Woodworker Elvis Halilović has been making lensless pinhole cameras for over seven years through his brand ONDU, who recently unveiled a series of pinhole cameras made from wood and held together in part by strong magnets.
A pinhole camera uses a pin-sized hole to produce an image with no lenses involved. The images produced create effects that other lens-based camera cannot achieve because of the camera's high aperture, which is the hole or an opening through which light travels.

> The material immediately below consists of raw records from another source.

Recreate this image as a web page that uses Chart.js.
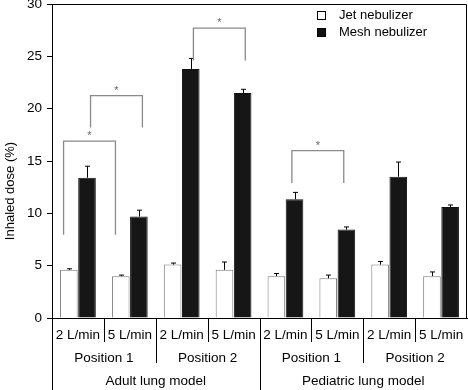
<!DOCTYPE html>
<html>
<head>
<meta charset="utf-8">
<script src="https://cdn.jsdelivr.net/npm/chart.js@4"></script>
<style>
  html, body { margin: 0; padding: 0; background: #fff; }
  #wrap { width: 468px; height: 390px; position: relative; }
</style>
</head>
<body>
<div id="wrap"><canvas id="chart"></canvas></div>
<script>
// flow rate for each bar pair, then position and model groups
const flows = ['2 L/min', '5 L/min', '2 L/min', '5 L/min', '2 L/min', '5 L/min', '2 L/min', '5 L/min']
const positions = ['Position 1', 'Position 2', 'Position 1', 'Position 2']
const models = ['Adult lung model', 'Pediatric lung model']

const jetDose = [4.6, 4.0, 5.1, 4.6, 4.0, 3.8, 5.1, 4.0]
const jetErr = [0.1, 0.1, 0.15, 0.75, 0.25, 0.3, 0.3, 0.4]
const meshDose = [13.4, 9.7, 23.8, 21.5, 11.35, 8.45, 13.5, 10.6]
const meshErr = [1.1, 0.6, 1.0, 0.35, 0.65, 0.25, 1.4, 0.2]

const yTicks = [0, 5, 10, 15, 20, 25, 30]

// significance brackets: [dataset, category] at each end, top level, leg bottom
const brackets = [
    {a: [0, 0], b: [0, 1], top: 16.9, low: 7.95, shift: -0.3},
    {a: [1, 0], b: [1, 1], top: 21.25, low: 18.2, shift: 0.2},
    {a: [1, 2], b: [1, 3], top: 27.7, low: 24.6, shift: 0.15},
    {a: [1, 4], b: [1, 5], top: 16.0, low: 12.9, shift: -0.15}
]

const FONT = '"Liberation Sans", Arial, Helvetica, sans-serif'

const extras = {
    id: 'extras',
    afterDatasetsDraw(chart) {
        const ctx = chart.ctx
        const y = chart.scales.y
        const errs = [jetErr, meshErr]
        const vals = [jetDose, meshDose]
        ctx.save()
        ctx.strokeStyle = '#000'
        ctx.lineWidth = 1
        errs.forEach((err, d) => {
            chart.getDatasetMeta(d).data.forEach((bar, i) => {
                const top = y.getPixelForValue(vals[d][i] + err[i])
                const x = Math.round(bar.x) + 0.5
                ctx.beginPath()
                ctx.moveTo(x, bar.y)
                ctx.lineTo(x, top)
                ctx.moveTo(x - 2.5, top)
                ctx.lineTo(x + 2.5, top)
                ctx.stroke()
            })
        })

        // brackets
        ctx.strokeStyle = '#8a8a8a'
        ctx.lineWidth = 1.3
        ctx.fillStyle = '#666'
        ctx.font = '11px ' + FONT
        ctx.textAlign = 'center'
        ctx.textBaseline = 'middle'
        brackets.forEach(b => {
            const barA = chart.getDatasetMeta(b.a[0]).data[b.a[1]]
            const barB = chart.getDatasetMeta(b.b[0]).data[b.b[1]]
            const xa = barA.x + b.shift * barA.width
            const xb = barB.x + b.shift * barB.width
            const yt = y.getPixelForValue(b.top)
            const yl = y.getPixelForValue(b.low)
            ctx.beginPath()
            ctx.moveTo(xa, yl)
            ctx.lineTo(xa, yt)
            ctx.lineTo(xb, yt)
            ctx.lineTo(xb, yl)
            ctx.stroke()
            ctx.fillText('*', (xa + xb) / 2, yt - 5)
        })
        ctx.restore()
    },
    afterDraw(chart) {
        const ctx = chart.ctx
        const {left, right, top, bottom} = chart.chartArea
        const x = chart.scales.x
        const H = chart.height
        ctx.save()
        ctx.strokeStyle = '#000'
        ctx.lineWidth = 1
        // frame top / right
        ctx.beginPath()
        ctx.moveTo(left, top + 0.5)
        ctx.lineTo(right - 0.5, top + 0.5)
        ctx.lineTo(right - 0.5, bottom)
        ctx.stroke()
        // axis line continues down
        ctx.beginPath()
        ctx.moveTo(left + 0.5, bottom)
        ctx.lineTo(left + 0.5, H)
        ctx.stroke()

        const step = (x.getPixelForValue(1) - x.getPixelForValue(0))
        const edge = i => Math.round(x.getPixelForValue(i) - step / 2) + 0.5
        const r1 = bottom + 17, r2 = bottom + 40, r3 = bottom + 63.5
        ctx.fillStyle = '#000'
        ctx.font = '13.5px ' + FONT
        ctx.textAlign = 'center'
        ctx.textBaseline = 'middle'
        flows.forEach((f, i) => {
            ctx.fillText(f, x.getPixelForValue(i), r1)
            if (i > 0) {
                let end = bottom + 24
                if (i % 2 === 0) end = bottom + 45
                if (i % 4 === 0) end = H
                ctx.beginPath()
                ctx.moveTo(edge(i), bottom)
                ctx.lineTo(edge(i), end)
                ctx.stroke()
            }
        })
        positions.forEach((p, k) => {
            ctx.fillText(p, x.getPixelForValue(2 * k + 0.5), r2)
        })
        models.forEach((m, k) => {
            ctx.fillText(m, x.getPixelForValue(4 * k + 1.5), r3)
        })

        // y axis title, sits lower than the plot centre in the original
        ctx.save()
        ctx.translate(10.5, H / 2 - 4)
        ctx.rotate(-Math.PI / 2)
        ctx.font = '13px ' + FONT
        ctx.fillText('Inhaled dose (%)', 0, 0)
        ctx.restore()

        // legend
        const names = ['Jet nebulizer', 'Mesh nebulizer']
        const fills = ['#fff', '#111']
        ctx.font = '13px ' + FONT
        ctx.textAlign = 'left'
        names.forEach((n, k) => {
            const ly = top + 11.5 + k * 17
            ctx.fillStyle = fills[k]
            ctx.fillRect(right - 150, ly - 4.5, 9, 9)
            ctx.strokeStyle = '#000'
            ctx.strokeRect(right - 149.5, ly - 4, 8, 8)
            ctx.fillStyle = '#000'
            ctx.fillText(n, right - 128, ly)
        })
        ctx.restore()
    }
}

new Chart(document.getElementById('chart'), {
    type: 'bar',
    data: {
        labels: flows,
        datasets: [
            {
                label: 'Jet nebulizer',
                data: jetDose,
                backgroundColor: '#fff',
                borderColor: '#7a7a7a',
                borderWidth: 1,
                categoryPercentage: 0.7,
                barPercentage: 0.97
            },
            {
                label: 'Mesh nebulizer',
                data: meshDose,
                backgroundColor: '#161616',
                borderColor: '#111',
                borderWidth: 1,
                categoryPercentage: 0.7,
                barPercentage: 0.97
            }
        ]
    },
    options: {
        responsive: true,
        maintainAspectRatio: false,
        animation: false,
        layout: {padding: {top: 4, right: 1, left: 0, bottom: 0}},
        plugins: {legend: {display: false}, tooltip: {enabled: false}},
        scales: {
            x: {
                grid: {display: false},
                ticks: {display: false},
                border: {display: true, color: '#000', width: 1},
                afterFit(s) { s.height = 72; s.paddingLeft = 0; s.paddingRight = 0 }
            },
            y: {
                min: 0,
                max: 30,
                afterBuildTicks(s) { s.ticks = yTicks.map(v => ({value: v})) },
                grid: {drawOnChartArea: false, drawTicks: true, tickLength: 5, color: '#000'},
                border: {display: true, color: '#000', width: 1},
                ticks: {color: '#000', padding: 5, font: {family: FONT, size: 13.5}},
                afterFit(s) { s.width = 52; s.paddingTop = 0; s.paddingBottom = 0 }
            }
        }
    },
    plugins: [extras]
})
</script>
</body>
</html>
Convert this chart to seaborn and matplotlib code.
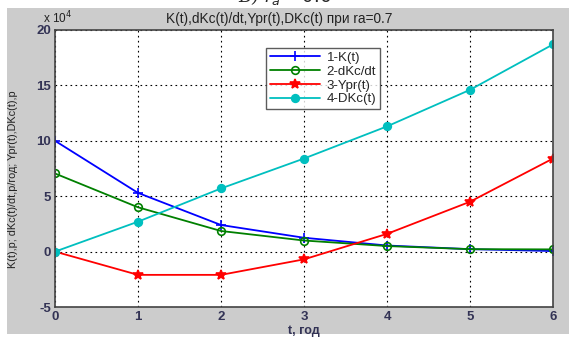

Halilović makes all the wooden parts of the cameras, but some parts, like the actual pinhole, require precise CNC machining. The wood from which the cameras are made must be carpentry-quality, with no defects and a suitable moisture content to minimize the movement of the wood. For these reasons, and in order for the camera to be financially feasible, Halilović must order the parts in bulk. To aid in the production of these unique cameras, Halilović and ONDU have started a campaign on the website Kickstarter, which provides tools to raise funds for creative projects via crowd funding.
The lensless film cameras are completely manual, relying on direct exposure of light to film. The cameras come in six different dimensions and film sizes, from the Leica 135 format to a 4″ x 5″ film holder camera.
Halilović says that over time he has constructed and used about 40 pinhole cameras extensively. The largest images produced measured up to 3 x 4 meters while the smallest could fit inside a person's mouth.